The positive past is always alive to the present
I awoke from my power nap in the car this morning and went to reach for my inspirational reading material when I made the mistake of reaching for my phone. “Dad pick up!” “I forgot to get the cheque from you.”
I knew it that cheque would be forgotten despite my earlier attempts to ensure it would n’t. They say Highly Sensitive People (HSP) try and prevent being overwhelmed by planning. I try and plan though it requires the cooperation of others to make it work. When it doesn’t work despite my best laid plans and I then have to intervene the overwhelming effect that you tried to prevent happens.
It feels more intense as you feel it could have been avoided and now you are having to deal with someone else’s error. I have a quick conversation with Cee which is really my emotions attempting to use language. I say I will think about it and end the call.
I then sit and vent. Then another part of me says, “ G if you just turn around and do it you will save yourself time sitting here stewing on it.”
I hate going back. I hate having to go back when something is forgotten. My saint for hating going back is Lot’s wife.

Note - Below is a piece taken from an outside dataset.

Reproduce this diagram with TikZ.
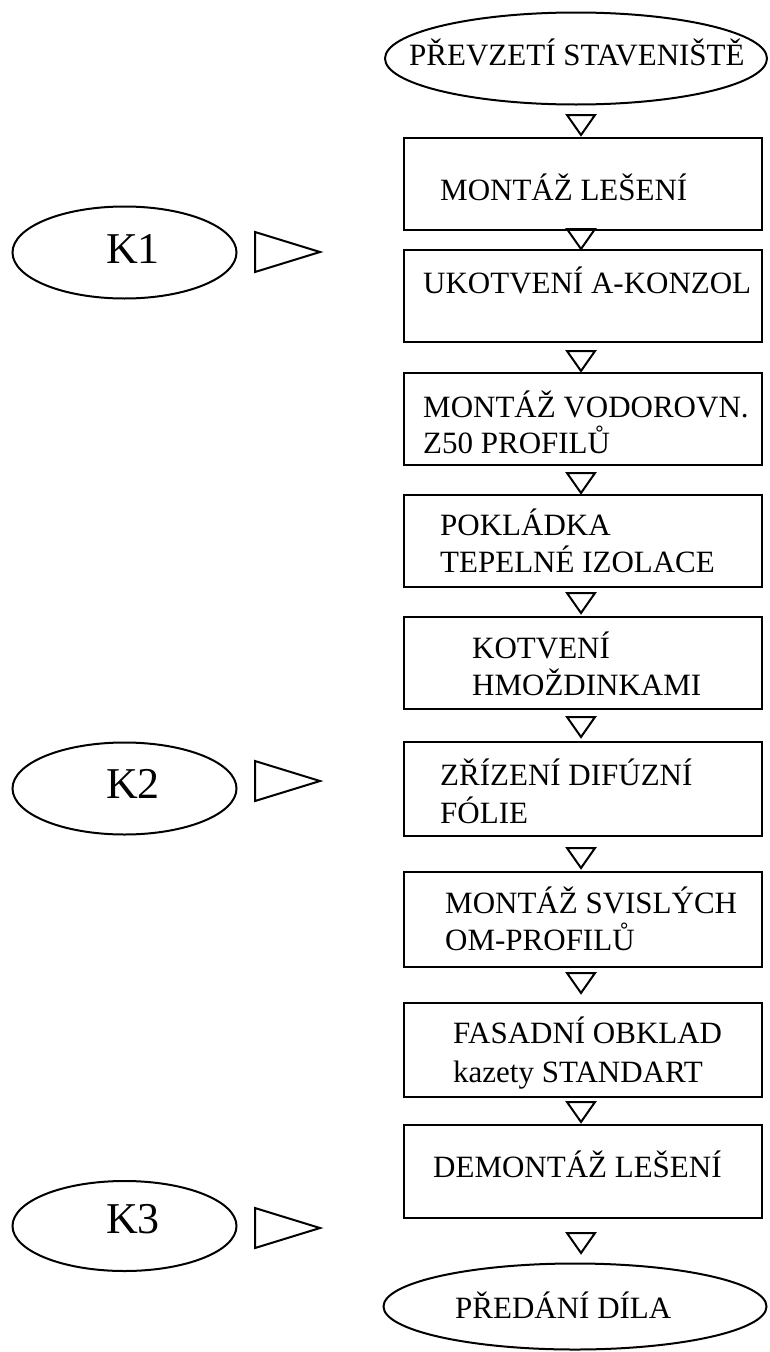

You may know the story told in the book of Genesis. Lot is told to leave the city with his family. He is given one command, “Don’t look back as you flee!” his wife doesn’t listen and looks back and in that moment she becomes a pillar of salt.
In one of my mad moment in senior school, I was about 15, I decided I would spend time reading at lunchtime in the school library. This was so unlike the group I was in though I was strong enough to do what I considered ‘mad’ things. I was reading Erich von Däniken Chariots of the Gods. I recall he believed Lot’s wife was killed by radiation from an attack by spaceships on the city they were fleeing.
I am so forward focussed that ‘going back’ can seem like a reverse of progression. Yet often if you lose something whether it is physical or otherwise you have to return to the place you last recall having it.
Perhaps the places we never want to return are exactly the places we should go to exercise ourselves of the fear and redeem the moment, the place and ourselves.
The past is like life there are good bits and not so good bits perhaps it is discerning when it is healthy to look back and when it is not.
In a sense, the positive past is always with us as it has an eternal quality. Just tonight I heard of the passing of a woman who I referred to as a spiritual grandmother. I can recall many past memories though they are energised by the power of love she gave to me that remains alive within me. I wrote about her just over 2 months ago.